REVELATORS I–VII

Installation, 2013

Helen Mac Mahon (IE)

Revelators I–VII is an installation consisting of seven towers made of over 400 acrylic fresnel lenses. Manufactured as a reading aid to magnify what the viewer is looking at, they equally have the ability to warp and distort all that it is their very function to enhance. Using this potential for distortion, these towers have been created in such a way that when they are placed together, they create a wall through which everything we see is inverted.

The illusion is created in that the world outside is segmented and turned upside down as is everyone and everything within the space that the piece is installed. The focus of attention is stretched and warped, often beyond recognition, as it is viewed through the lenses.

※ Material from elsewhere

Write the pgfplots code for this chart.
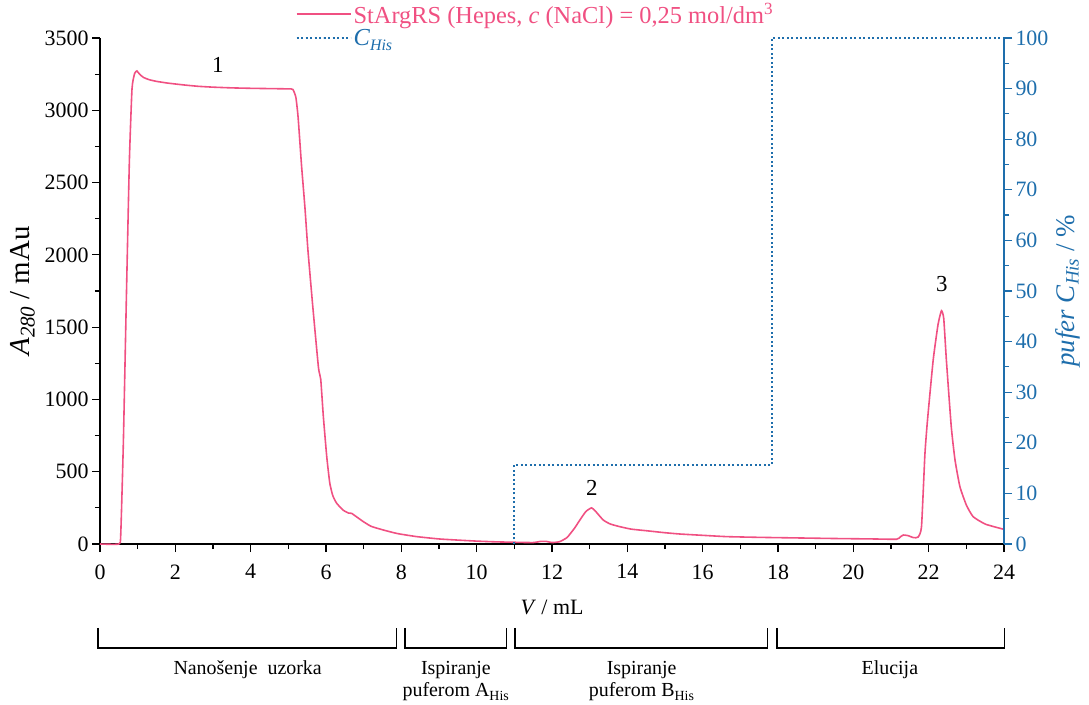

The lenses respond to light, so they subtly change throughout the day in tandem with the daylight and the eventual transition to artificial lighting at night giving the sense of yet another level of flux and change.

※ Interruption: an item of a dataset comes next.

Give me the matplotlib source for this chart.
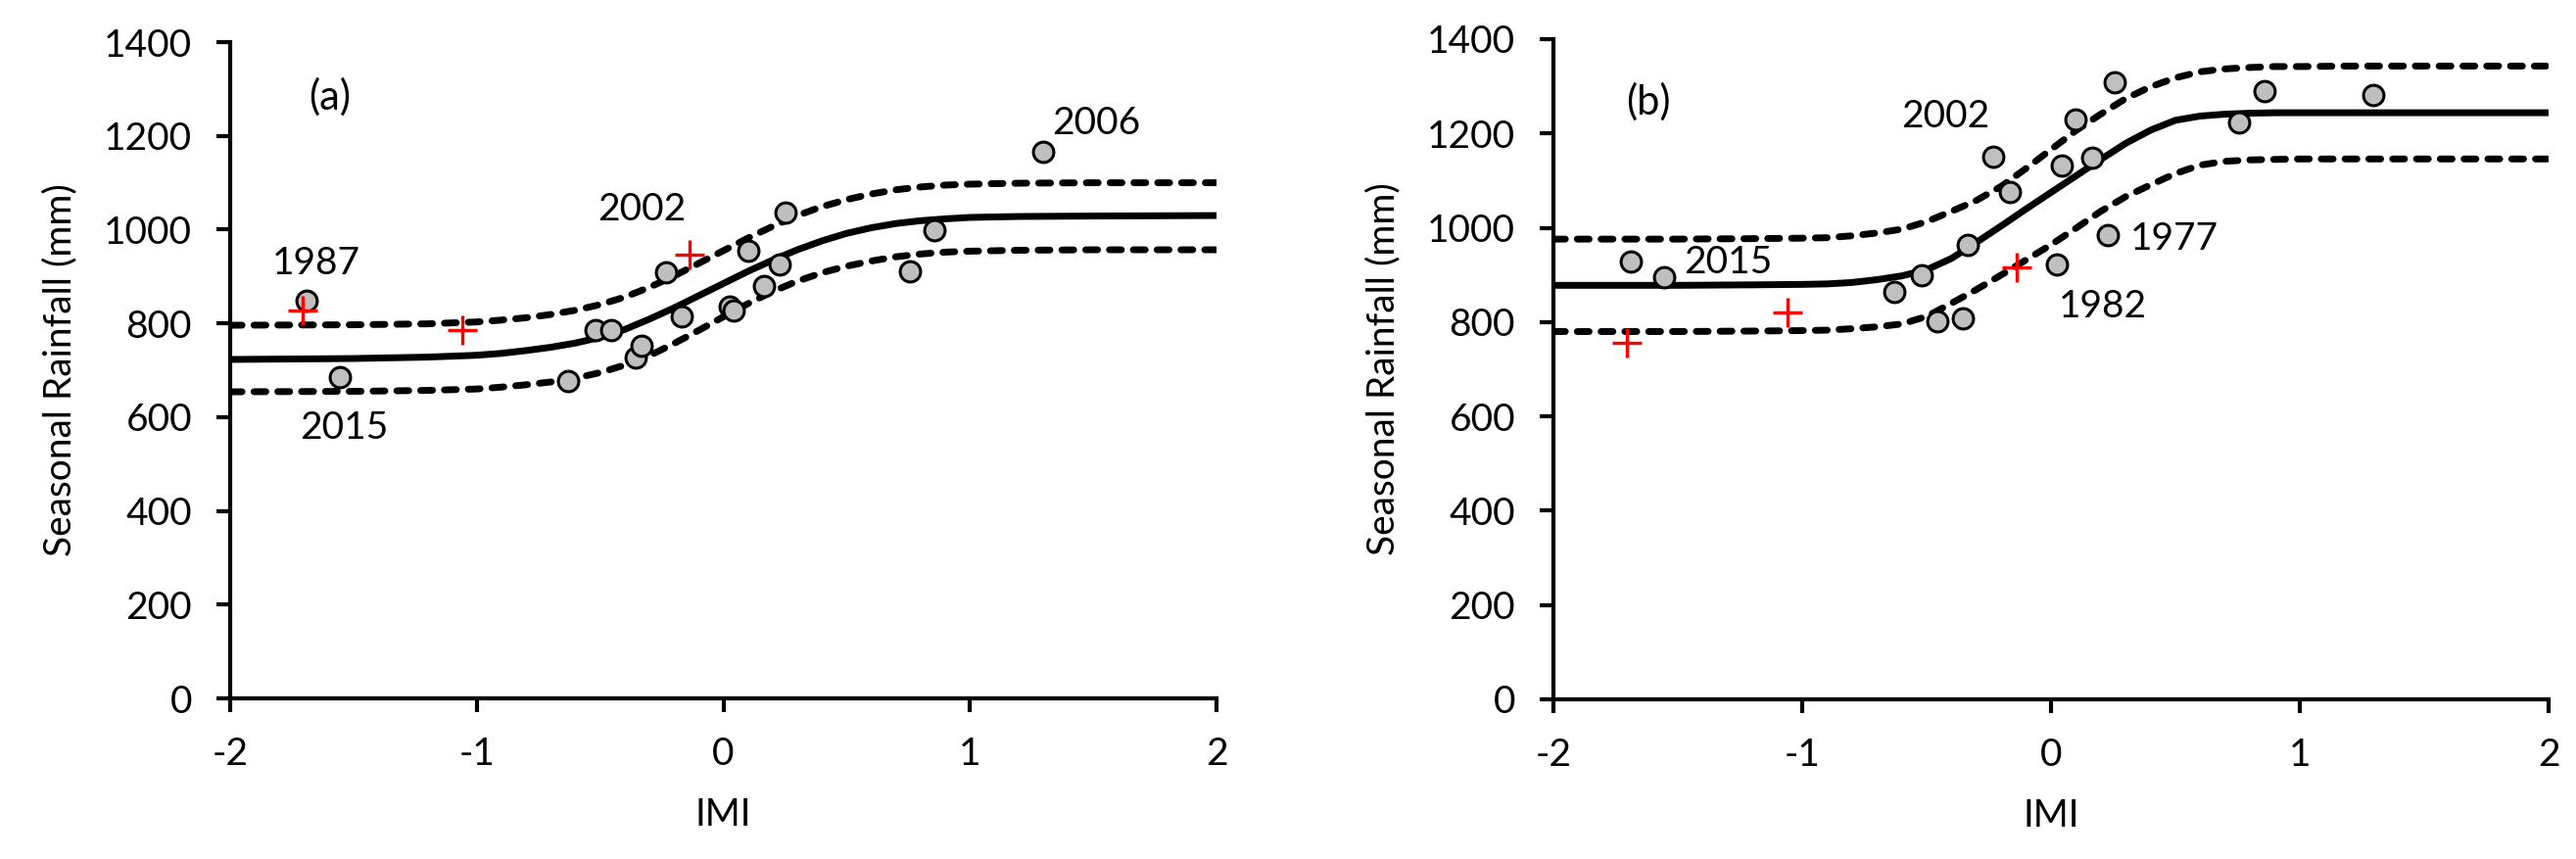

The concentric circles are etched into the surface of the lenses in order to focus light but they also often divide the light, creating beautiful spectrums of colour that appear from time to time in the different layers of the towers. The installation is designed to be interactive and invites the viewer to move around the piece.As they do so, it plays with their perception of the world. An entirely different view is experienced through each of the different facets of the towers. This interactivity is a very important part of the installation as it shows the viewer that their movements within the space and around the tower have a direct and perceptible effect on what they see within the piece, creating an artificial ecosystem where both art and viewer are interconnected.

Artist's Statement

My practice is currently concerned with the phenomena of light, movement, perception, and space. The work observes and reveals the artificial ecosystem that exists in the interplay of people, their surroundings and these intangible elements. Changes that occur in any one of these components have a perceptible impact on the other. Rarely static, they exist in a perpetual state of transformation. The work functions as a metaphor for the continual change that exists in the world around us despite our illusions of stability.